This past week I began writing an article on upselling.
You may or may not have noticed, but I’m not a salesperson, account manager, or customer success dude.
So, what can I bring to the table?
✨ pretty good research skillz ✨
As a content creator, you can actually bring more to the table than someone who has been-there-done-that themselves.
Don't underestimate the humility of the writer with little to no knowledge. You're open to ideas, more willing to draw inspiration from new sources, and more able to draw new conclusions from the data you find.
But, first, you need to do good research.
Most B2B blog writers head over to Google as their first port of call. That’s an important first step because it:
- tells you what’s ranking at the moment, there might be some sections you want to use, too.
- it gives you a basic understanding of the subject matter.
And, let's face it, in the current state of Google, it is going to be Basic with a capital B.
The worst thing you can do, therefore, is to stop there and summarize what everyone else has said (aka the ‘skyscraper’ technique).
Being the higher word count blog post that says everything everyone else said is the most basic value add you can bring to the search results.
Also, if everyone is doing it then are we planning to just get longer and longer and longer blog posts?
Ain’t nobody got time for dat!
Regardless, it’s not a long-term strategy for beating the competition. We are playing the LONG game here people. Stacked, compounding, sustainable growth.
Do you know how to play the long game in content?
That relies on you developing your natural-born creativity (stahp! everyone has it) and building a solid research process.
This course can help with that creativity part (how DOPE does that look btw?! No affiliation).
I can help with that second part. 👇
Three research activities that radically improve your content
First up, I recently wrote this topic up on my LinkedIn/Twitter. So here it is in a nutshell before I expand on some of the points below.

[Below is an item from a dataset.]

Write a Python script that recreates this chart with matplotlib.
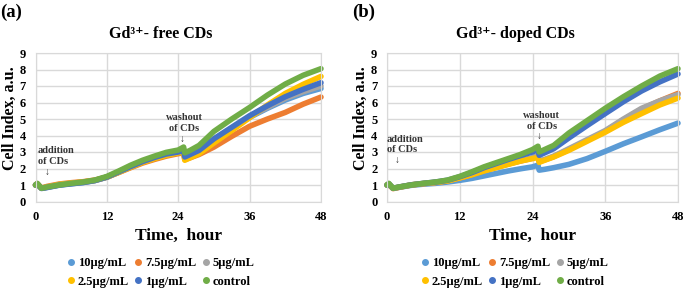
import numpy as np
import matplotlib
matplotlib.use('Agg')
import matplotlib.pyplot as plt
from matplotlib.lines import Line2D

plt.rcParams['font.family'] = ['Liberation Serif', 'DejaVu Sans']
plt.rcParams['font.weight'] = 'bold'

# time points, hours
time = [0, 0.3, 1, 2, 4, 6, 8, 10, 12, 14, 16, 18, 20, 22, 24, 24.9,
        25.1, 26, 27.5, 30, 33, 36, 39, 42, 45, 48]

labels = ['10μg/mL', '7.5μg/mL', '5μg/mL', '2.5μg/mL', '1μg/mL', 'control']
colors = ['#5B9BD5', '#ED7D31', '#A5A5A5', '#FFC000', '#4472C4', '#70AD47']

# (a) Gd3+ free CDs
free_10 = [1.0, 1.05, 0.8, 0.86, 1.0, 1.08, 1.15, 1.27, 1.47, 1.78, 2.1, 2.4, 2.65, 2.85,
           3.0, 3.08, 2.68, 2.83, 3.08, 3.75, 4.45, 5.1, 5.65, 6.15, 6.55, 6.85]
free_7_5 = [1.0, 1.08, 0.82, 0.92, 1.06, 1.14, 1.2, 1.3, 1.48, 1.76, 2.05, 2.33, 2.55, 2.75,
            2.9, 2.95, 2.55, 2.65, 2.85, 3.3, 3.95, 4.56, 5.0, 5.4, 5.9, 6.33]
free_5 = [1.0, 1.05, 0.8, 0.87, 1.02, 1.1, 1.17, 1.28, 1.48, 1.78, 2.1, 2.4, 2.63, 2.83,
          2.98, 3.05, 2.62, 2.77, 3.0, 3.65, 4.4, 5.15, 5.7, 6.25, 6.65, 7.0]
free_2_5 = [1.0, 1.05, 0.8, 0.88, 1.03, 1.11, 1.18, 1.28, 1.48, 1.77, 2.08, 2.37, 2.6, 2.8,
            2.95, 3.0, 2.5, 2.65, 2.9, 3.55, 4.3, 5.08, 5.85, 6.55, 7.1, 7.58]
free_1 = [1.0, 1.05, 0.79, 0.85, 0.99, 1.07, 1.15, 1.27, 1.48, 1.8, 2.12, 2.42, 2.67, 2.88,
          3.0, 3.1, 2.7, 2.85, 3.1, 3.8, 4.5, 5.2, 5.8, 6.35, 6.8, 7.2]
free_ctrl = [1.0, 1.1, 0.8, 0.88, 1.0, 1.1, 1.18, 1.3, 1.52, 1.85, 2.2, 2.5, 2.75, 2.98,
             3.12, 3.3, 2.95, 3.1, 3.4, 4.25, 5.0, 5.7, 6.45, 7.12, 7.65, 8.05]

# (b) Gd3+ doped CDs
doped_10 = [1.0, 1.05, 0.8, 0.86, 0.98, 1.05, 1.1, 1.18, 1.28, 1.4, 1.55, 1.7, 1.85, 1.98,
            2.1, 2.2, 1.9, 1.95, 2.05, 2.25, 2.6, 3.04, 3.5, 3.92, 4.35, 4.75]
doped_7_5 = [1.0, 1.02, 0.78, 0.86, 1.0, 1.08, 1.15, 1.25, 1.43, 1.63, 1.87, 2.07, 2.27, 2.45,
             2.62, 2.75, 2.42, 2.52, 2.72, 3.15, 3.7, 4.25, 4.95, 5.6, 6.1, 6.55]
doped_5 = [1.0, 1.05, 0.8, 0.87, 1.01, 1.09, 1.16, 1.26, 1.45, 1.65, 1.9, 2.1, 2.3, 2.48,
           2.65, 2.8, 2.45, 2.55, 2.75, 3.2, 3.75, 4.3, 5.0, 5.65, 6.1, 6.48]
doped_2_5 = [1.0, 1.05, 0.8, 0.87, 1.01, 1.09, 1.16, 1.25, 1.43, 1.62, 1.85, 2.05, 2.25, 2.45,
             2.6, 2.67, 2.37, 2.5, 2.7, 3.1, 3.65, 4.2, 4.8, 5.33, 5.85, 6.27]
doped_1 = [1.0, 1.07, 0.8, 0.88, 1.01, 1.1, 1.18, 1.29, 1.5, 1.75, 2.05, 2.3, 2.55, 2.78,
           3.0, 3.15, 2.8, 2.95, 3.2, 3.85, 4.6, 5.33, 6.05, 6.7, 7.25, 7.73]
doped_ctrl = [1.0, 1.1, 0.8, 0.88, 1.0, 1.1, 1.18, 1.3, 1.52, 1.8, 2.1, 2.35, 2.6, 2.85,
              3.15, 3.35, 3.0, 3.15, 3.4, 4.15, 4.9, 5.65, 6.35, 7.0, 7.6, 8.05]

panels = [
    ('(a)', 'Gd³⁺- free CDs', [free_10, free_7_5, free_5, free_2_5, free_1, free_ctrl],
     (2.0, 2.15), (25.0, 4.15)),
    ('(b)', 'Gd³⁺- doped CDs', [doped_10, doped_7_5, doped_5, doped_2_5, doped_1, doped_ctrl],
     (1.6, 2.85), (25.5, 4.3)),
]

W, H = 685, 289
fig = plt.figure(figsize=(W / 100, H / 100), dpi=100)
axes_px = [(35.5, 321), (387, 678)]
grid_c = '#d9d9d9'
ann_c = '#333333'

for i, (tag, title, series, add_xy, wash_xy) in enumerate(panels):
    x0, x1 = axes_px[i]
    ax = fig.add_axes([x0 / W, (H - 201.5) / H, (x1 - x0) / W, 148.5 / H])
    for s, c, lab in zip(series, colors, labels):
        ax.plot(time, s, color=c, lw=4.0, solid_capstyle='round', label=lab, clip_on=False)
    ax.set_xlim(0, 48)
    ax.set_ylim(0, 9)
    ax.set_xticks(range(0, 49, 12))
    ax.set_yticks(range(0, 10))
    ax.grid(color=grid_c, lw=1)
    ax.set_axisbelow(True)
    for sp in ax.spines.values():
        sp.set_color(grid_c)
    ax.tick_params(length=0, labelsize=9, pad=7)
    for t in ax.get_xticklabels() + ax.get_yticklabels():
        t.set_fontweight('bold')
    ax.set_xlabel('Time,  hour', fontsize=12.5, fontweight='bold', labelpad=3)
    ax.set_title(title, fontsize=11.5, fontweight='bold', pad=11, x=0.44)

    ax.text(add_xy[0] - 1.6, add_xy[1], 'addition\nof CDs', fontsize=7.5, fontweight='bold',
            ha='left', va='bottom', linespacing=1.25, color=ann_c)
    ax.text(add_xy[0], add_xy[1] - 0.1, '↓', fontsize=7, ha='center', va='top', color=ann_c)
    ax.text(wash_xy[0], wash_xy[1], 'washout\nof CDs', fontsize=7.5, fontweight='bold',
            ha='center', va='bottom', linespacing=1.25, color=ann_c)
    ax.text(wash_xy[0] - 0.4, wash_xy[1] - 0.1, '↓', fontsize=7, ha='center', va='top',
            color=ann_c)

    fig.text((x0 - 34) / W, (H - 118) / H, 'Cell Index, a.u.', rotation=90, fontsize=11.5,
             fontweight='bold', ha='left', va='center')
    fig.text((x0 - 35) / W, (H - 12) / H, tag, fontsize=13.5, fontweight='bold',
             ha='left', va='center')

    # legend fills column by column, so reorder to read row by row
    order = [0, 3, 1, 4, 2, 5]
    handles = [Line2D([], [], ls='none', marker='o', ms=4, color=colors[k]) for k in order]
    ax.legend(handles, [labels[k] for k in order], loc='upper center',
              bbox_to_anchor=(0.44, -0.30), ncol=3, frameon=False, handlelength=0.5,
              handletextpad=0.3, columnspacing=0.5, labelspacing=0.5,
              prop={'size': 9, 'weight': 'bold'})

fig.savefig('out.png', dpi=100)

For my article on upselling, I started with three research activities to make sure I could add value to this piece, even to an expert, when I'm not an expert.

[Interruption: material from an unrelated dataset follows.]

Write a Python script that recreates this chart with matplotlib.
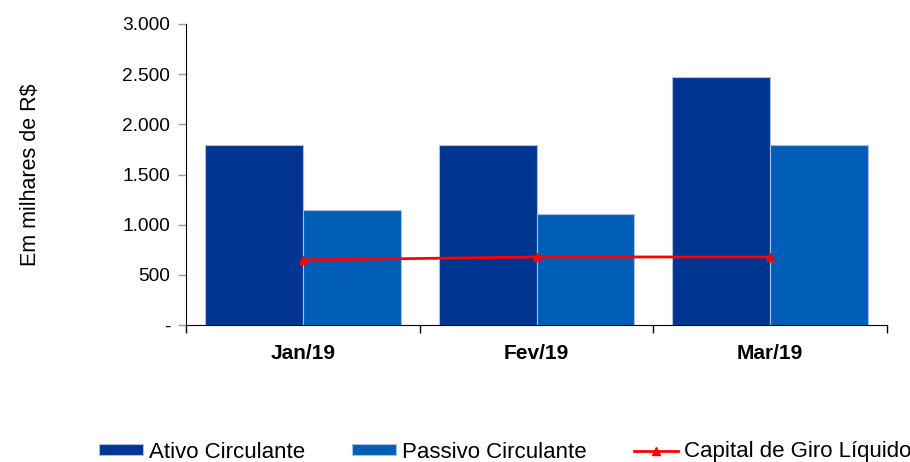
import matplotlib
matplotlib.use("Agg")
import matplotlib.pyplot as plt
import numpy as np
from matplotlib.ticker import FuncFormatter

categories = ["Jan/19", "Fev/19", "Mar/19"]
ativo = [1795, 1795, 2473]
passivo = [1147, 1107, 1795]
capital = [648, 678, 678]

plt.rcParams['font.family'] = ['Liberation Sans', 'DejaVu Sans']

fig = plt.figure(figsize=(9.1, 4.62), dpi=100)
ax = fig.add_axes([186/910, 137/462, 701/910, 301/462])

x = np.arange(len(categories))
w = 0.419
c1 = "#003591"
c2 = "#005EB8"
b1 = ax.bar(x - w/2, ativo, width=w, color=c1, edgecolor="#a9bfe0", linewidth=0.8, label="Ativo Circulante", zorder=2)
b2 = ax.bar(x + w/2, passivo, width=w, color=c2, edgecolor="#a9bfe0", linewidth=0.8, label="Passivo Circulante", zorder=2)
l1, = ax.plot(x, capital, color="#ff0000", linewidth=2, marker="^", markersize=6, label="Capital de Giro Líquido", zorder=3)

ax.set_xlim(-0.5, 2.5)
ax.set_ylim(0, 3000)
ax.set_yticks(np.arange(0, 3001, 500))

def fmt(v, pos):
    if v == 0:
        return "-"
    return f"{int(v):,}".replace(",", ".")
ax.yaxis.set_major_formatter(FuncFormatter(fmt))
ax.tick_params(axis="y", direction="out", length=6, color="#999999", width=1, labelsize=13.8, pad=5.5)

ax.set_xticks(x)
ax.set_xticklabels(categories, fontsize=15, fontweight="bold")
ax.tick_params(axis="x", length=0, pad=13.5)
ax.set_xticks([-0.5, 0.5, 1.5, 2.5], minor=True)
ax.tick_params(axis="x", which="minor", direction="out", length=6, color="#000000", width=1)

for s in ["top", "right"]:
    ax.spines[s].set_visible(False)
ax.spines["left"].set_color("black")
ax.spines["bottom"].set_color("black")

ax.set_ylabel("Em milhares de R$", fontsize=15.5)
ax.yaxis.set_label_coords(-(186 - 41) / 701, 0.5)

leg = fig.legend(handles=[b1, b2, l1], loc="center", bbox_to_anchor=(0.555, 10/462), ncol=3, frameon=False,
                 fontsize=16, handlelength=2.0, handleheight=0.4, columnspacing=2.1, handletextpad=0.27)

fig.savefig("out.png", dpi=100)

Here are those three things:
1. Watch a few YouTube videos on the topic
For a content writer, boy do I hate reading. I like things to be piped into my brain as much as the next millennial.
YouTube is a great place to do research for another reason: it’s likely not already being used in other articles, so you’ve found a fresh source to draw from.

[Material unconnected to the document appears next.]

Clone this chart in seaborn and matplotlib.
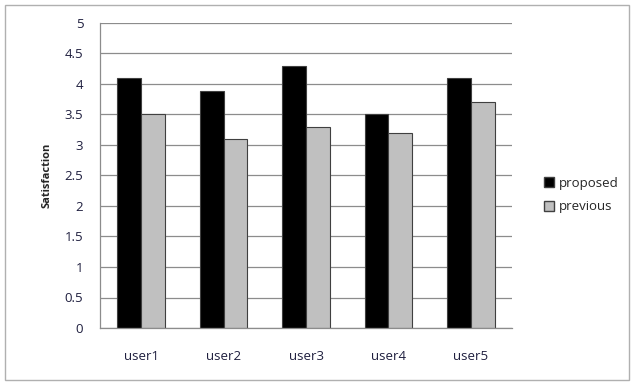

2. Find quality eBooks on the topic
Super long-form content like eBooks usually have more work put into them.
Ie. they’re a deeper source of insights.
Head to Google and type in “topic” + “filetype:PDF” to pull up any PDFs written on that subject. If you’re lucky you’ll find some funky presentations or whole actual books.
Rewrite and reformat the content from your perspective and relate it back to the narrative/angle you’ve chosen.
3. Speak to a subject matter expert
I wanted my upselling article to fulfill a few purposes. I wrote this down at the top of my page:
This article should be useful to our existing customers; attract new customers; and rank in Google.
To do that, I wanted an original, experience-based perspective on the topic.
I was lucky enough to have an expert at hand, so I sat down with the director of customer success at my company for 20 minutes.
I asked him three things:
- How does your team do this now?
- How do you plan to do this in the future? (what’s the best practice for this?)
- How do our customers use our product to do this?
We had a rare sweet spot here. Our product helps with upselling, so we coach our customers on how to use it to upsell (expertise ✅) and we also use our own product to upsell (expertise & stories to tell ✅).
Since we have a lot of internal expertise on the subject, I could easily look inwards for guidance and quotes that make this article 10x better.
However, if you don’t have internal experts, there are plenty of people who will chat with you.
Let them know that for 15 minutes of their time you'll credit them as an expert and link to their site. Easy win—trust me, it works.
If it doesn't work, I hear bribery works. Also, I've suddenly got 15 minutes free right now.
SEO content can be GOOD!
In her FANTASTIC newsletter this week, Erin Balsa shared her view on the 'content sweet spot'.
This reiterates a key point I try to get across in all my content.
People seem intent on treating these as separate things completely:
- SEO content
- Thought leadership content
- Product-led content
SEO is simply a distribution channel at its core. It's a way for people to find your content in the moment they need it (which IMO makes it the best distribution channel of all time).
Don't set out to write "SEO content" or "thought leadership content." Set out to write the best content on the internet.—Erin Balsa
The content the searcher finds should be designed to rank, yes, but primarily it should convey your unique perspective, your originality, and, at times, your product, or it'll never be memorable, engaging, or high-converting.